Of course, there is no need for this to be a shell script - it can be any program that reads stdin and writes to stdout. But for this specific case, I needed to run compute-risk with a complete input file, and this model can be used for pretty much any program that doesn't fit the Hadoop record-based approach.

Reporting process

There's not much to talk about here at the moment. With the data landed in HDFS, and in CSV format, combined with wanting to use a BI tool that can connect through ODBC, Hive (with Tez) was the natural choice. And it worked wonderfully... on the test cluster (96 cores), and with 3.5B rows, it is able to run a fairly complex aggregation in under 1 minute. I ❤️ Hive so much... Take that, old-school RDBMS engines!

Wrap up

Overall, this was a stunning success for the client. By removing the database load/extract processes, and running processing locally, the end-to-end job went from over 7 hours to just over 20 minutes... Sure, it's using more computing power, but that's exactly the point: it is able to scale horizontally, where the existing solution cannot. Plus there's no wasted time copying data all over the place. And no more (very expensive) software license fees for the RDBMS.

From the end user's perspective, all that has changed is now the batch run takes a the length of a coffee break, rather than a full work day. The analysis tool (their interface) has not changed (it is just sending SQL to Hive instead of a traditional RDBMS).

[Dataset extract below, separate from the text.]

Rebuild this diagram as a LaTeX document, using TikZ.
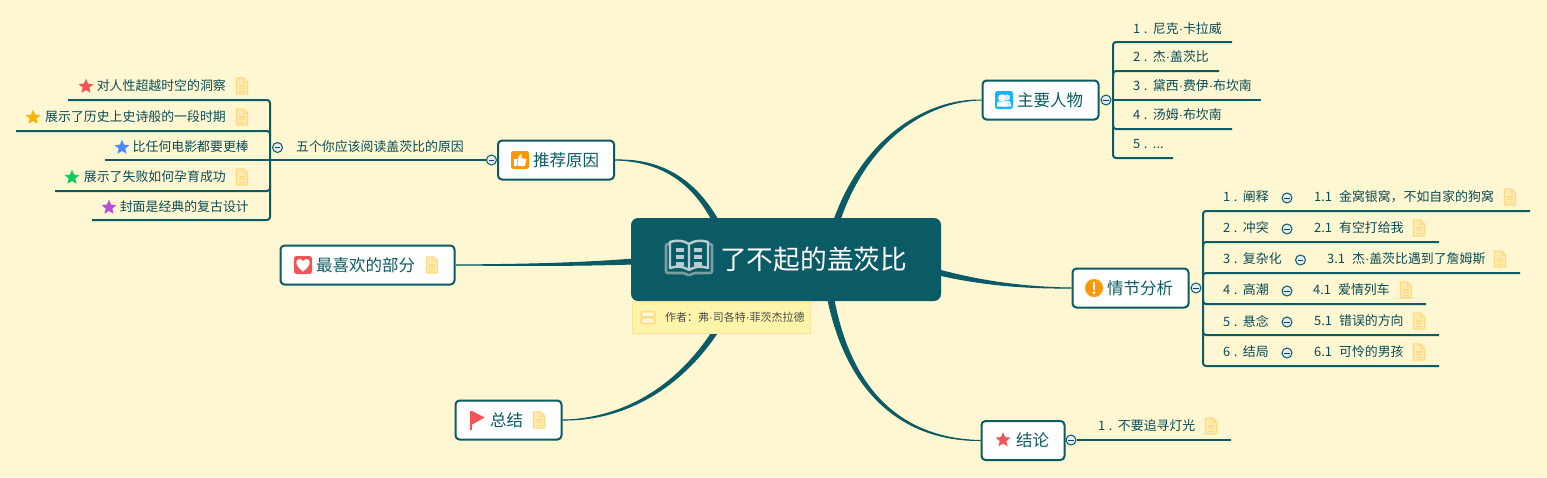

Now... not to get all fanboy on Hadoop/Hive, there are a few things to keep in mind. This setup would be a terrible idea as the underlying technology for an OLTP system, and there are no referential integrity checks on the data, which means much more care is required for implementing an OLAP system. But, depending on the use case, I'm certainly going to be considering using this technique more often...

  1. Yes, the term "Big Data" annoys me to no end. Buzzwords. I don't want to leverage their synergy.

  2. I don't actually have a problem with the term "data lake". It's a colourful and meaningful analogy, rather than a buzzword that sounds like a 5 year old child created it. Er... kinda like Google or Hadoop... Well, at least they are proper nouns, right? 😎

  3. I am definitely leaving it as an exercise for the reader to figure out the differences between the input format readers - it's character building.